### COLLECTED DATA
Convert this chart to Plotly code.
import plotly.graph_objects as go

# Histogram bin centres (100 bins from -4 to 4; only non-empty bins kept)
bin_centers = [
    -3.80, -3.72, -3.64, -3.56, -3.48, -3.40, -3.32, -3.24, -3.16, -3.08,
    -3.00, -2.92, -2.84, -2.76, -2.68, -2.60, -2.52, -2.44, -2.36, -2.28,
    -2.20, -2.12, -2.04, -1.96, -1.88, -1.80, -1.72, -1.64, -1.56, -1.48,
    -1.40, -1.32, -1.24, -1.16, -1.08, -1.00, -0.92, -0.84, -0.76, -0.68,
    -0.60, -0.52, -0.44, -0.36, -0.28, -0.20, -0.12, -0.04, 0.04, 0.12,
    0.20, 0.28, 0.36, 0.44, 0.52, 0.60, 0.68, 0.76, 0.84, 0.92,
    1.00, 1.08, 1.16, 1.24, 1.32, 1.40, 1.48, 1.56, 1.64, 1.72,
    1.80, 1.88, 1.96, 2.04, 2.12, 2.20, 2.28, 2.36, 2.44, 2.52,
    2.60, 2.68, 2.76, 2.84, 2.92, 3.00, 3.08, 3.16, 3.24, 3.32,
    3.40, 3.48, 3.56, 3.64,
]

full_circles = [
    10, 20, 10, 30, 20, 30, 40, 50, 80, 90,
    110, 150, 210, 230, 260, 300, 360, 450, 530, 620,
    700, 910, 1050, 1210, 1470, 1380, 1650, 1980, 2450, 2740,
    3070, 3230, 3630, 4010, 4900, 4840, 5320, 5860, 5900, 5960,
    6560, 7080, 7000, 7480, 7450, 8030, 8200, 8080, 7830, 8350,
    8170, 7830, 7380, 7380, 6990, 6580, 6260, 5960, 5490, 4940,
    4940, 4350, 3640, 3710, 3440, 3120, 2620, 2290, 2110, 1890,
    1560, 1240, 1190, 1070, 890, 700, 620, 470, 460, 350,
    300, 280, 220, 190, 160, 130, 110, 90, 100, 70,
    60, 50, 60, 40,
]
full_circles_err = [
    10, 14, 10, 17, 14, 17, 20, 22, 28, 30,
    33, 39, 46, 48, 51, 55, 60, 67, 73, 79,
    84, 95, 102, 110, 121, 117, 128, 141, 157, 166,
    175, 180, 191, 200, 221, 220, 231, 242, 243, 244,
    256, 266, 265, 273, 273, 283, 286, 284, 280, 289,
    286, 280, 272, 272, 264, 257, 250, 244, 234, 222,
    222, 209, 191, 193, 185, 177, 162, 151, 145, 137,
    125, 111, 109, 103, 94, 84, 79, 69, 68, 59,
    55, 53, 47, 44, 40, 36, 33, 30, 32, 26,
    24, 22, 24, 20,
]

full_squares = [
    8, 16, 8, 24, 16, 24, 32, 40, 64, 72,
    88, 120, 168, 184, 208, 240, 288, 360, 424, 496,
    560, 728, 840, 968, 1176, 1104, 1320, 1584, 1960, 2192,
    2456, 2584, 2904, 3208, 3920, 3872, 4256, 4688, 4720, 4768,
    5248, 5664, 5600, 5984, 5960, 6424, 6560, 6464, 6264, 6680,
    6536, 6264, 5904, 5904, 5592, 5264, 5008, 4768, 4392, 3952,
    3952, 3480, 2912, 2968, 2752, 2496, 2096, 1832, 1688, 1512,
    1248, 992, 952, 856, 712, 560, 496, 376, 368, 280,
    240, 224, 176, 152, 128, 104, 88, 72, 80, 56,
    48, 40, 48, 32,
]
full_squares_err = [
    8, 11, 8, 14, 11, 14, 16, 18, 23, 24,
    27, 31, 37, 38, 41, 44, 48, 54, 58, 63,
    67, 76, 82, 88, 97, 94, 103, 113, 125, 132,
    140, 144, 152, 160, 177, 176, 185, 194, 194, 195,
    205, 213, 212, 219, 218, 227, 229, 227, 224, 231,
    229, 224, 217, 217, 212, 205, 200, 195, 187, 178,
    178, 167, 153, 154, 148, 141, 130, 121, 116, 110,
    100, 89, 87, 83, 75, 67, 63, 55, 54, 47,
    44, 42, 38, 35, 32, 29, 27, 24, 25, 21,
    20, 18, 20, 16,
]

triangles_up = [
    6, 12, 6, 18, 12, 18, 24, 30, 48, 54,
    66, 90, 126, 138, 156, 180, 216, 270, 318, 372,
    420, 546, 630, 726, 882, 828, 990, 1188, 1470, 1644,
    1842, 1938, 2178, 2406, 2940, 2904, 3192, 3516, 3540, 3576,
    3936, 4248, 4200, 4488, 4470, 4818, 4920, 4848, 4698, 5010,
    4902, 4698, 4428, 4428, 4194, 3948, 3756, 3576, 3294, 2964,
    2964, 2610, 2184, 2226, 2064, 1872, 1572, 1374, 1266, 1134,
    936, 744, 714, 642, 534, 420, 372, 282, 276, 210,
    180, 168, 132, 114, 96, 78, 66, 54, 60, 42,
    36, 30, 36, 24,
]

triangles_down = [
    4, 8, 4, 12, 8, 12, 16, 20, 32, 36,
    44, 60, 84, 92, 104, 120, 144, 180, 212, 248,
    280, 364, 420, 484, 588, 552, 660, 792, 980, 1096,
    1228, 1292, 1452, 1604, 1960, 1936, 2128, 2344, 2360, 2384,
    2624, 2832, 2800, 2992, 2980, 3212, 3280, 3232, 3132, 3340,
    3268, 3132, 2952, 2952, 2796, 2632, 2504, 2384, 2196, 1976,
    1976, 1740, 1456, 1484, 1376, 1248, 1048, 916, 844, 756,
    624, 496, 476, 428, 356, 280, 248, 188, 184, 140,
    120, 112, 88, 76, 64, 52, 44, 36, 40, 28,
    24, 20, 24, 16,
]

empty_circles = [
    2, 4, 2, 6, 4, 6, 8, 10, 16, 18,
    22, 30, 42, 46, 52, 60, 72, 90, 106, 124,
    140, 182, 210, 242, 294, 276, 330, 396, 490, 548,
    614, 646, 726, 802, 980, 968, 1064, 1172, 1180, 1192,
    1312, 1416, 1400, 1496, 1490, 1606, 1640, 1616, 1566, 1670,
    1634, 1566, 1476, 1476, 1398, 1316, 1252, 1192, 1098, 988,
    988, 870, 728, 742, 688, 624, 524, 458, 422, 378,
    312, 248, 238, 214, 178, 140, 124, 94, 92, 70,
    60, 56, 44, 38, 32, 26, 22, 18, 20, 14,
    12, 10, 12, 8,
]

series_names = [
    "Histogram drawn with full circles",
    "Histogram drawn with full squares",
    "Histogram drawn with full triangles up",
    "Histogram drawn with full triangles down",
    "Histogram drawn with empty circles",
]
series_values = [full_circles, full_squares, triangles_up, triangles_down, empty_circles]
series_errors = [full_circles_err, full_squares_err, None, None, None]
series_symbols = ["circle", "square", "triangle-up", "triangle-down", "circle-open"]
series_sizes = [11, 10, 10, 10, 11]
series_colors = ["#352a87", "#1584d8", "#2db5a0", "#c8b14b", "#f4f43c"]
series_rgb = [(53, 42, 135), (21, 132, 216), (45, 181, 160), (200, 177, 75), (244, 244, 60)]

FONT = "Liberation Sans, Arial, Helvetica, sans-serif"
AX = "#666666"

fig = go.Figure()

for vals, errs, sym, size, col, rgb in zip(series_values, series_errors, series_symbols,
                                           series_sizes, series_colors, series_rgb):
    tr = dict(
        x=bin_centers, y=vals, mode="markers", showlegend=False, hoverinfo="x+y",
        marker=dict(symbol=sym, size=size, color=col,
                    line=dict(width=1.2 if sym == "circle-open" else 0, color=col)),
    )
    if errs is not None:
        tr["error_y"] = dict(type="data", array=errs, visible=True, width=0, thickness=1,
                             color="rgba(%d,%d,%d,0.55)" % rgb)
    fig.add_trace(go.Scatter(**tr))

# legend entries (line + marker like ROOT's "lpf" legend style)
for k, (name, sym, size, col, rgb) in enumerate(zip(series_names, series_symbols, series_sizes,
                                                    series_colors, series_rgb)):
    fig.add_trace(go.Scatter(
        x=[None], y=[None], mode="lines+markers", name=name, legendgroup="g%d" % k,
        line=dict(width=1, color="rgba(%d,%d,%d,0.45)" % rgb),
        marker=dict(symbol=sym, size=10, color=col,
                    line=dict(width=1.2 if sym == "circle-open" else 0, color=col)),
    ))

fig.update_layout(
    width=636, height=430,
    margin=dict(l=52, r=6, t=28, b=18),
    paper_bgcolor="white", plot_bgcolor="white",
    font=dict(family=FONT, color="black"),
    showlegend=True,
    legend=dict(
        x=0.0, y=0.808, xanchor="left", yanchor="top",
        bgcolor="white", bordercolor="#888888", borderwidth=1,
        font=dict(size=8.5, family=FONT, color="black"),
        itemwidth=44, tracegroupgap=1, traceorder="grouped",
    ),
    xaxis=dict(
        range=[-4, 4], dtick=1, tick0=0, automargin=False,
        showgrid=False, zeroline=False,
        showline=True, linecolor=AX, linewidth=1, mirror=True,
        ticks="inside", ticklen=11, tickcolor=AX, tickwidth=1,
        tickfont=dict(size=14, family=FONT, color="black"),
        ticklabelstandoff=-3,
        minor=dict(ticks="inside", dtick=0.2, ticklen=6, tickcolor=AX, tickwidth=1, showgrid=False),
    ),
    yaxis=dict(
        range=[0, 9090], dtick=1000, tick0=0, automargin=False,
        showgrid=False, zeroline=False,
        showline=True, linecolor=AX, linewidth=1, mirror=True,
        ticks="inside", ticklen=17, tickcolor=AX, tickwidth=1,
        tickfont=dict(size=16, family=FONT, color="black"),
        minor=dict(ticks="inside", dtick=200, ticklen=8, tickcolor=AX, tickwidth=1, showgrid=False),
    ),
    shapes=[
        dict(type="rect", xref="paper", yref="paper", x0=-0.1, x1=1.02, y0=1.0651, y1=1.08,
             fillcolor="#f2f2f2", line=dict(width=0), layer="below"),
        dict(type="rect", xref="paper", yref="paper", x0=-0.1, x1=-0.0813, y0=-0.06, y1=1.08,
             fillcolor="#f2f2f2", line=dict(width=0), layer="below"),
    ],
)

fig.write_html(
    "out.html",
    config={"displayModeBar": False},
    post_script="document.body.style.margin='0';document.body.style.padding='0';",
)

### TASK DETAILS
Quote exactly the stretch of lines above that starts at the first one and ends at the line with "import plotly.graph_objects as go", and nothing beyond it.

### THE RESPONSE
Convert this chart to Plotly code.
import plotly.graph_objects as go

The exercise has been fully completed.